### The exercise
Reproduce, word for word, the span of lines starting at the line holding "Generate a component" and ending at the line holding "Chart.register(...registerables);". Omit every picture.

## Start

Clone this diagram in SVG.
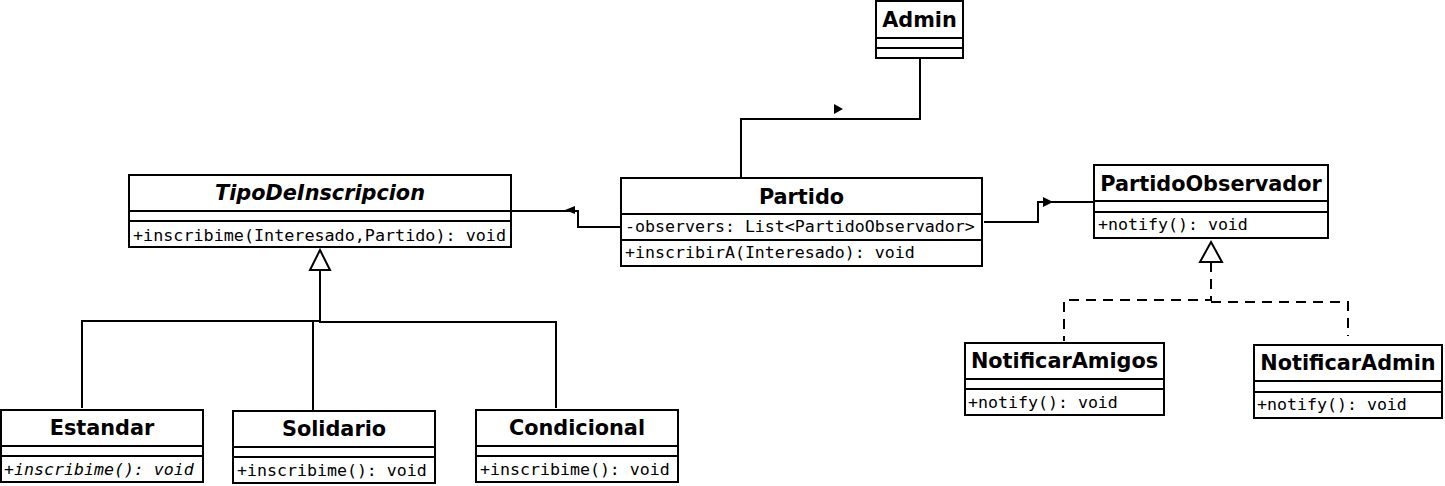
<svg xmlns="http://www.w3.org/2000/svg" width="1445" height="486" viewBox="0 0 1445 486">
<style>
rect.box{fill:#fff;stroke:#000;stroke-width:2}
line.div{stroke:#000;stroke-width:2}
.t{font-family:"DejaVu Sans",sans-serif;font-weight:bold;font-size:20.8px;text-anchor:middle;fill:#000}
.m{font-family:"DejaVu Sans Mono",monospace;font-size:16.6px;fill:#000}
.c{fill:none;stroke:#000;stroke-width:2}
.d{fill:none;stroke:#000;stroke-width:2;stroke-dasharray:10,7}
</style>
<rect width="1445" height="486" fill="#fff"/>
<g id="connectors">
<polyline class="c" points="920,58 920,119 741,119 741,179"/>
<polygon points="834,104 843,109 834,114" fill="#000"/>
<polyline class="c" points="621,227 578,227 578,211 511,211"/>
<polygon points="575,206 565,210 575,214" fill="#000"/>
<polyline class="c" points="984,222 1038,222 1038,202 1094,202"/>
<polygon points="1043,197 1053,202 1043,207" fill="#000"/>
<polyline class="c" points="320,270 320,321 82,321 82,408"/>
<line class="c" x1="313" y1="321" x2="313" y2="411"/>
<polyline class="c" points="320,321 320,322 556,322 556,408"/>
<polygon points="320,250 330,270 310,270" fill="#fff" stroke="#000" stroke-width="2"/>
<polyline class="d" points="1211,262 1211,300 1064,300 1064,341"/>
<polyline class="d" points="1211,302 1348,302 1348,336"/>
<polygon points="1211,242 1222,262 1200,262" fill="#fff" stroke="#000" stroke-width="2"/>
</g>
<g id="Admin">
<rect class="box" x="876" y="1" width="87" height="57"/>
<line class="div" x1="876" y1="38" x2="963" y2="38"/>
<line class="div" x1="876" y1="48" x2="963" y2="48"/>
<text class="t" x="919.5" y="27">Admin</text>
</g>
<g id="Partido">
<rect class="box" x="621" y="178" width="361" height="88"/>
<line class="div" x1="621" y1="214" x2="982" y2="214"/>
<line class="div" x1="621" y1="240" x2="982" y2="240"/>
<text class="t" x="801.5" y="204">Partido</text>
<text class="m" x="625" y="232">-observers: List&lt;PartidoObservador&gt;</text>
<text class="m" x="625" y="258">+inscribirA(Interesado): void</text>
</g>
<g id="TipoDeInscripcion">
<rect class="box" x="129" y="175" width="382" height="72"/>
<line class="div" x1="129" y1="211" x2="511" y2="211"/>
<line class="div" x1="129" y1="221" x2="511" y2="221"/>
<text class="t" x="320" y="200" font-style="italic">TipoDeInscripcion</text>
<text class="m" x="133" y="241" textLength="373" lengthAdjust="spacingAndGlyphs">+inscribime(Interesado,Partido): void</text>
</g>
<g id="PartidoObservador">
<rect class="box" x="1094" y="165" width="234" height="73"/>
<line class="div" x1="1094" y1="201" x2="1328" y2="201"/>
<line class="div" x1="1094" y1="212" x2="1328" y2="212"/>
<text class="t" x="1211" y="191">PartidoObservador</text>
<text class="m" x="1098" y="230">+notify(): void</text>
</g>
<g id="NotificarAmigos">
<rect class="box" x="965" y="343" width="199" height="72"/>
<line class="div" x1="965" y1="379" x2="1164" y2="379"/>
<line class="div" x1="965" y1="389" x2="1164" y2="389"/>
<text class="t" x="1064.5" y="368">NotificarAmigos</text>
<text class="m" x="968" y="408">+notify(): void</text>
</g>
<g id="NotificarAdmin">
<rect class="box" x="1254" y="345" width="188" height="73"/>
<line class="div" x1="1254" y1="381" x2="1442" y2="381"/>
<line class="div" x1="1254" y1="392" x2="1442" y2="392"/>
<text class="t" x="1348" y="370">NotificarAdmin</text>
<text class="m" x="1257" y="410">+notify(): void</text>
</g>
<g id="Estandar">
<rect class="box" x="1" y="410" width="202" height="72"/>
<line class="div" x1="1" y1="446" x2="203" y2="446"/>
<line class="div" x1="1" y1="456" x2="203" y2="456"/>
<text class="t" x="102" y="435">Estandar</text>
<text class="m" x="4" y="475" font-style="italic">+inscribime(): void</text>
</g>
<g id="Solidario">
<rect class="box" x="233" y="411" width="202" height="72"/>
<line class="div" x1="233" y1="447" x2="435" y2="447"/>
<line class="div" x1="233" y1="457" x2="435" y2="457"/>
<text class="t" x="334" y="436">Solidario</text>
<text class="m" x="237" y="476">+inscribime(): void</text>
</g>
<g id="Condicional">
<rect class="box" x="476" y="410" width="202" height="72"/>
<line class="div" x1="476" y1="446" x2="678" y2="446"/>
<line class="div" x1="476" y1="456" x2="678" y2="456"/>
<text class="t" x="577" y="435">Condicional</text>
<text class="m" x="480" y="475">+inscribime(): void</text>
</g>
</svg>
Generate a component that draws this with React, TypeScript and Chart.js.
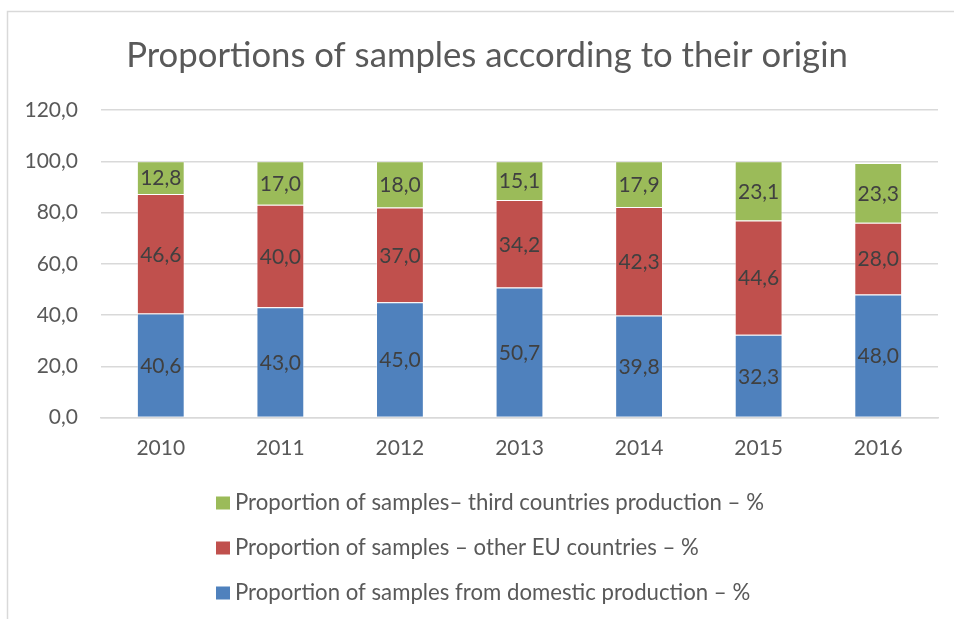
import React, { useEffect, useRef } from "react";
import { Chart, registerables } from "chart.js";

Chart.register(...registerables);

const years = ["2010", "2011", "2012", "2013", "2014", "2015", "2016"];
const domestic = [40.6, 43.0, 45.0, 50.7, 39.8, 32.3, 48.0];
const otherEU = [46.6, 40.0, 37.0, 34.2, 42.3, 44.6, 28.0];
const thirdCountries = [12.8, 17.0, 18.0, 15.1, 17.9, 23.1, 23.3];

const labelDomestic = "Proportion of samples from domestic production – %";
const labelOtherEU = "Proportion of samples – other EU countries – %";
const labelThird = "Proportion of samples– third countries production – %";
const titleText = "Proportions of samples according to their origin";

const yTickStep = 20;
const yMax = 120;

const BLUE = "#4f81bd";
const RED = "#c0504d";
const GREEN = "#9bbb59";
const FONT = "Lato";

const fmt = (v: number) => v.toFixed(1).replace(".", ",");

const framePlugin = {
  id: "frame",
  beforeDraw(chart: any) {
    const ctx = chart.ctx;
    ctx.save();
    ctx.fillStyle = "#ffffff";
    ctx.fillRect(0, 0, chart.width, chart.height);
    ctx.strokeStyle = "#d9d9d9";
    ctx.lineWidth = 1.5;
    ctx.strokeRect(7.5, 11.5, chart.width + 20, chart.height + 20);
    ctx.restore();
  },
};

const titlePlugin = {
  id: "customTitle",
  afterDraw(chart: any) {
    const ctx = chart.ctx;
    ctx.save();
    ctx.fillStyle = "#595959";
    ctx.font = `34.7px ${FONT}`;
    ctx.textAlign = "center";
    ctx.textBaseline = "middle";
    ctx.fillText(titleText, 487, 56);
    ctx.restore();
  },
};

const dataLabelPlugin = {
  id: "dataLabels",
  afterDatasetsDraw(chart: any) {
    const ctx = chart.ctx;
    ctx.save();
    ctx.fillStyle = "#404040";
    ctx.font = `21px ${FONT}`;
    ctx.textAlign = "center";
    ctx.textBaseline = "middle";
    chart.data.datasets.forEach((ds: any, i: number) => {
      const meta = chart.getDatasetMeta(i);
      meta.data.forEach((el: any, j: number) => {
        const v = ds.data[j];
        const y = (el.y + el.base) / 2;
        ctx.fillText(fmt(v), el.x, y + 1);
      });
    });
    ctx.restore();
  },
};

const legendPlugin = {
  id: "customLegend",
  afterDraw(chart: any) {
    const ctx = chart.ctx;
    const items = [...chart.data.datasets].reverse();
    ctx.save();
    ctx.font = `22.2px ${FONT}`;
    ctx.textBaseline = "middle";
    ctx.textAlign = "left";
    items.forEach((ds: any, k: number) => {
      const cy = 503 + k * 45;
      ctx.fillStyle = ds.backgroundColor;
      ctx.fillRect(216, cy - 6.5, 14, 13);
      ctx.fillStyle = "#595959";
      ctx.fillText(ds.label, 235, cy);
    });
    ctx.restore();
  },
};

export default function App() {
  const ref = useRef<HTMLCanvasElement | null>(null);

  useEffect(() => {
    document.body.style.margin = "0";
    const canvas = ref.current!;
    const chart = new Chart(canvas, {
      type: "bar",
      data: {
        labels: years,
        datasets: [
          {
            label: labelDomestic,
            data: domestic,
            backgroundColor: BLUE,
            borderColor: "rgba(255,255,255,0.35)",
            borderWidth: 1,
          },
          {
            label: labelOtherEU,
            data: otherEU,
            backgroundColor: RED,
            borderColor: "rgba(255,255,255,0.35)",
            borderWidth: 1,
          },
          {
            label: labelThird,
            data: thirdCountries,
            backgroundColor: GREEN,
            borderColor: "rgba(255,255,255,0.35)",
            borderWidth: 1,
          },
        ],
      },
      options: {
        responsive: false,
        animation: false,
        devicePixelRatio: 1,
        layout: { padding: { top: 110, right: 16, left: 0, bottom: 0 } },
        datasets: { bar: { barPercentage: 0.4, categoryPercentage: 1 } },
        plugins: {
          legend: { display: false },
          title: { display: false },
          tooltip: { enabled: false },
        },
        scales: {
          x: {
            stacked: true,
            grid: { display: false, drawTicks: false },
            border: { display: true, color: "#d9d9d9", width: 1.5 },
            ticks: {
              color: "#595959",
              font: { family: FONT, size: 21 },
              padding: 18,
            },
            afterFit: (scale: any) => {
              scale.height = 201.5;
            },
          },
          y: {
            stacked: true,
            min: 0,
            max: yMax,
            grid: { color: "#d9d9d9", lineWidth: 1.5, drawTicks: false },
            border: { display: false },
            ticks: {
              stepSize: yTickStep,
              color: "#595959",
              font: { family: FONT, size: 21 },
              padding: 23,
              callback: (v: any) => fmt(Number(v)),
            },
            afterFit: (scale: any) => {
              scale.width = 101;
            },
          },
        },
      },
      plugins: [framePlugin, titlePlugin, dataLabelPlugin, legendPlugin],
    });
    return () => chart.destroy();
  }, []);

  return (
    <div style={{ width: 954, height: 619, position: "relative" }}>
      <canvas ref={ref} width={954} height={619} style={{ display: "block" }} />
    </div>
  );
}
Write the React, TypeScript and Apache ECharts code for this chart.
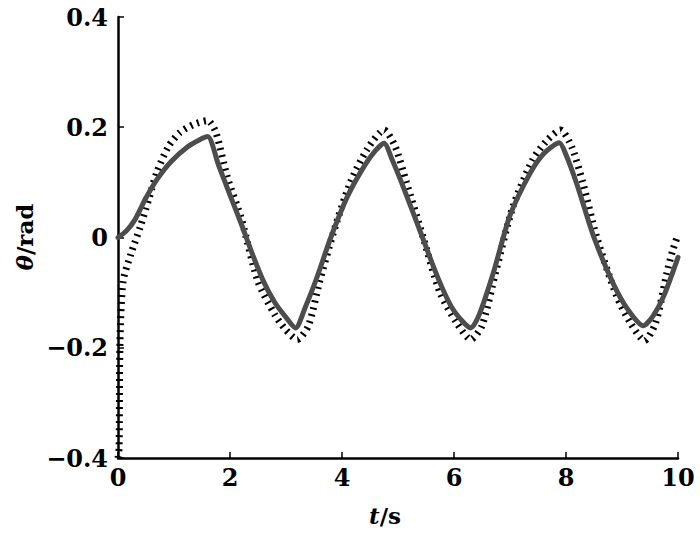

## End

### Result for this exercise
Generate a component that draws this with React, TypeScript and Chart.js.
import React, { useEffect, useRef } from "react";
import { Chart, registerables } from "chart.js";

Chart.register(...registerables);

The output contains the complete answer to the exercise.